URSULA Haverbeck, the German patriot, scholar and writer who spent much of the last 20 years in court and was jailed for more than two years in her 80s, has reportedly died at the age of 96. I first wrote about her in 2015 (also here).

According to Haverbeck, she simply started asking polite questions and, after receiving no answers, came to unacceptable conclusions about the death toll in World War II. In the second entry above, I quoted Nigel Jackson:

This sentencing of this woman can justly be described as a crime against humanity. Why is this?

There are two possibilities: either she is right (or largely right) or she is wrong (or largely wrong). Let us assume that the latter is true. We then have a pitiful spectacle of an elderly person stubbornly and irrationally clinging to a mistaken view of historical events. Shakespeare’s King Lear is the archetypal work of art examining the ramifications of such a situation. As we watch Lear rave in misery on the heath, we feel compassion for him; but that does not stop us knowing that his disaster has been mainly self-inflicted as a result of his stubborn holding of illusions earlier in the action. None of us, however, would want to punish him for the awful threats he issues during his agony.

If Ms. Haverbeck is wrong (and a formidable battery of opinion, including learned opinion, around the world maintains that she is), then what damage can her statements really do to anyone? …

If such is the situation, why on earth was she ever brought to trial? Why were her remarks not just passed over (‘Poor thing! Off her head, of course!’). Why did the prosecutor maintain that her age should not prevent her from being sentenced? In this scenario, we plainly have an example of inhumane treatment being meted out to a too-elderly victim.
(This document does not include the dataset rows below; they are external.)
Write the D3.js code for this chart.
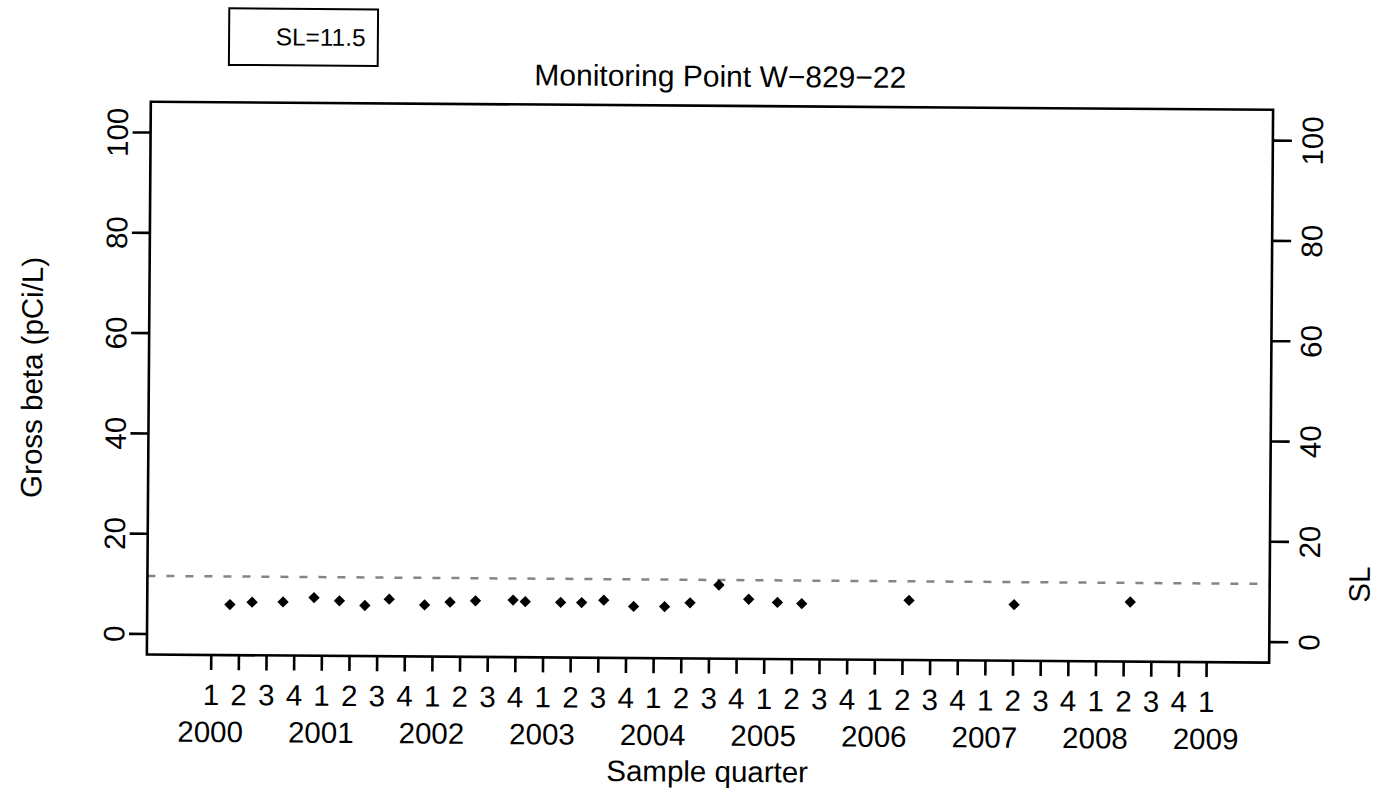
<!DOCTYPE html>
<html>
<head>
<meta charset="utf-8">
<script src="https://cdn.jsdelivr.net/npm/d3@7"></script>
<style>
body { margin: 0; background: #fff; }
text { font-family: "Liberation Sans", Arial, Helvetica, sans-serif; fill: #000; }
</style>
</head>
<body>
<svg id="chart" width="1388" height="803"></svg>
<script>
// sample dates (decimal years) and gross beta results, pCi/L
var sampleTime = [2000.17, 2000.37, 2000.65, 2000.93, 2001.16, 2001.39, 2001.61, 2001.93,
                  2002.16, 2002.39, 2002.73, 2002.84, 2003.16, 2003.35, 2003.55, 2003.82,
                  2004.10, 2004.33, 2004.59, 2004.86, 2005.12, 2005.34, 2006.31, 2007.26, 2008.31];
var grossBeta = [5.9, 6.4, 6.5, 7.4, 6.8, 5.9, 7.2, 6.1,
                 6.7, 7.0, 7.2, 6.9, 6.8, 6.8, 7.3, 6.1,
                 6.1, 6.9, 10.5, 7.7, 7.1, 6.9, 7.7, 7.0, 7.7];
var SL = 11.5;

var yearLabels = ["2000", "2001", "2002", "2003", "2004", "2005", "2006", "2007", "2008", "2009"];
var quarterLabels = ["1", "2", "3", "4"];
var yTicks = [0, 20, 40, 60, 80, 100];
var lastTick = 2009; // axis stops at 2009 Q1

var svg = d3.select("#chart");
svg.append("rect").attr("width", 1388).attr("height", 803).attr("fill", "#fff");

var box = {left: 148.7, right: 1271, top: 105.7, bottom: 658.5};

// the scanned figure sits a little skewed, so tilt everything the same way
var g = svg.append("g").attr("transform", "rotate(0.41,700,400)");

var x = d3.scaleLinear().domain([2000, 2009]).range([212.6, 1208]);
var y = d3.scaleLinear().domain([0, 100]).range([637.5, 136]);

var quarterTicks = [];
yearLabels.forEach(function(yr) {
  quarterLabels.forEach(function(q, j) {
    var t = +yr + j / 4;
    if (t <= lastTick) quarterTicks.push(t);
  });
});

// bottom axis: quarter numbers
var xAxis = d3.axisBottom(x)
    .tickValues(quarterTicks)
    .tickSize(15)
    .tickSizeOuter(0)
    .tickFormat(function(d) { return quarterLabels[Math.round((d - 2000) * 4) % 4]; });

var gx = g.append("g")
    .attr("transform", "translate(0," + box.bottom + ")")
    .call(xAxis);
gx.select(".domain").remove();
gx.attr("font-size", 29.5).attr("font-family", null);
gx.selectAll("line").attr("stroke-width", 2.6);
gx.selectAll("text").attr("y", 50).attr("dy", null);

g.append("g").selectAll("text")
    .data(yearLabels)
    .join("text")
    .attr("x", function(d) { return x(+d); })
    .attr("y", 745.5)
    .attr("text-anchor", "middle")
    .attr("font-size", 29.5)
    .text(function(d) { return d; });

// left axis
var gy = g.append("g")
    .attr("transform", "translate(" + box.left + ",0)")
    .call(d3.axisLeft(y).tickValues(yTicks).tickSize(18).tickSizeOuter(0));
gy.select(".domain").remove();
gy.attr("font-size", 29.5).attr("font-family", null);
gy.selectAll("line").attr("stroke-width", 2.6);
gy.selectAll("text")
    .attr("x", 0).attr("y", 0).attr("dy", null)
    .attr("text-anchor", "middle")
    .attr("transform", "translate(-22.7,0) rotate(-90)");

// right axis (SL)
var gr = g.append("g")
    .attr("transform", "translate(" + box.right + ",0)")
    .call(d3.axisRight(y).tickValues(yTicks).tickSize(19).tickSizeOuter(0));
gr.select(".domain").remove();
gr.attr("font-size", 29.5).attr("font-family", null);
gr.selectAll("line").attr("stroke-width", 2.6);
gr.selectAll("text")
    .attr("x", 0).attr("y", 0).attr("dy", null)
    .attr("text-anchor", "middle")
    .attr("transform", "translate(50,0) rotate(-90)");

// SL reference line
g.append("line")
    .attr("x1", box.left).attr("x2", box.right)
    .attr("y1", y(SL)).attr("y2", y(SL))
    .attr("stroke", "#858585")
    .attr("stroke-width", 2.5)
    .attr("stroke-dasharray", "8,11");

// plot frame
g.append("rect")
    .attr("x", box.left).attr("y", box.top)
    .attr("width", box.right - box.left)
    .attr("height", box.bottom - box.top)
    .attr("fill", "none")
    .attr("stroke", "#000")
    .attr("stroke-width", 2.6);

// sample points
g.append("g").selectAll("path")
    .data(sampleTime)
    .join("path")
    .attr("d", d3.symbol(d3.symbolSquare, 64))
    .attr("fill", "#000")
    .attr("transform", function(d, i) {
      return "translate(" + x(d) + "," + y(grossBeta[i]) + ") rotate(45)";
    });

// titles
g.append("text")
    .attr("x", 718).attr("y", 86.5)
    .attr("text-anchor", "middle")
    .attr("font-size", 30)
    .text("Monitoring Point W\u2212829\u221222");

g.append("text")
    .attr("x", (box.left + box.right) / 2).attr("y", 781.6)
    .attr("text-anchor", "middle")
    .attr("font-size", 29.5)
    .text("Sample quarter");

g.append("text")
    .attr("transform", "translate(42," + (box.top + box.bottom) / 2 + ") rotate(-90)")
    .attr("text-anchor", "middle")
    .attr("font-size", 29.5)
    .text("Gross beta (pCi/L)");

g.append("text")
    .attr("transform", "translate(1371," + y(SL) + ") rotate(-90)")
    .attr("text-anchor", "middle")
    .attr("font-size", 29.5)
    .text("SL");

// legend box
g.append("rect")
    .attr("x", 226.5).attr("y", 11.7)
    .attr("width", 148.8).attr("height", 56.6)
    .attr("fill", "none")
    .attr("stroke", "#000")
    .attr("stroke-width", 2);

g.append("text")
    .attr("x", 363).attr("y", 48.4)
    .attr("text-anchor", "end")
    .attr("font-size", 24.4)
    .text("SL=" + SL);
</script>
</body>
</html>
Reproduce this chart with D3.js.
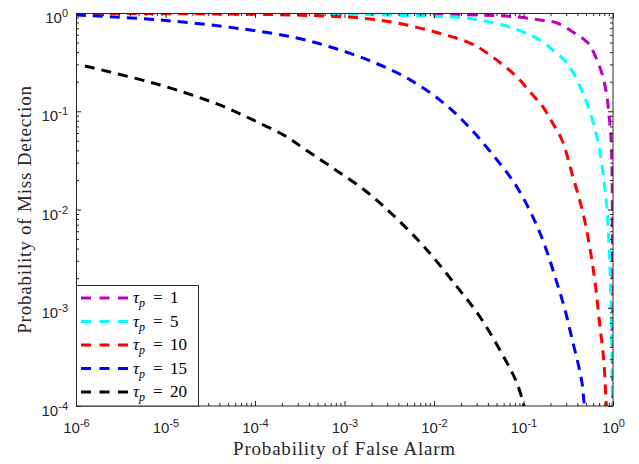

She never gave in and never seemed angry. She had remarkable courage, dignity and graciousness. I know very little of her early life, however, and cannot comment on it. German authorities were still seeking to return her to prison at the time of her death. This song below was reportedly her favorite patriotic song:

— Comments —

Kathy G. writes:

When I read of her death, I was gratified that she wasn’t actively serving time when she died. What a courageous, principled lady. RIP Ursula Haverbeck.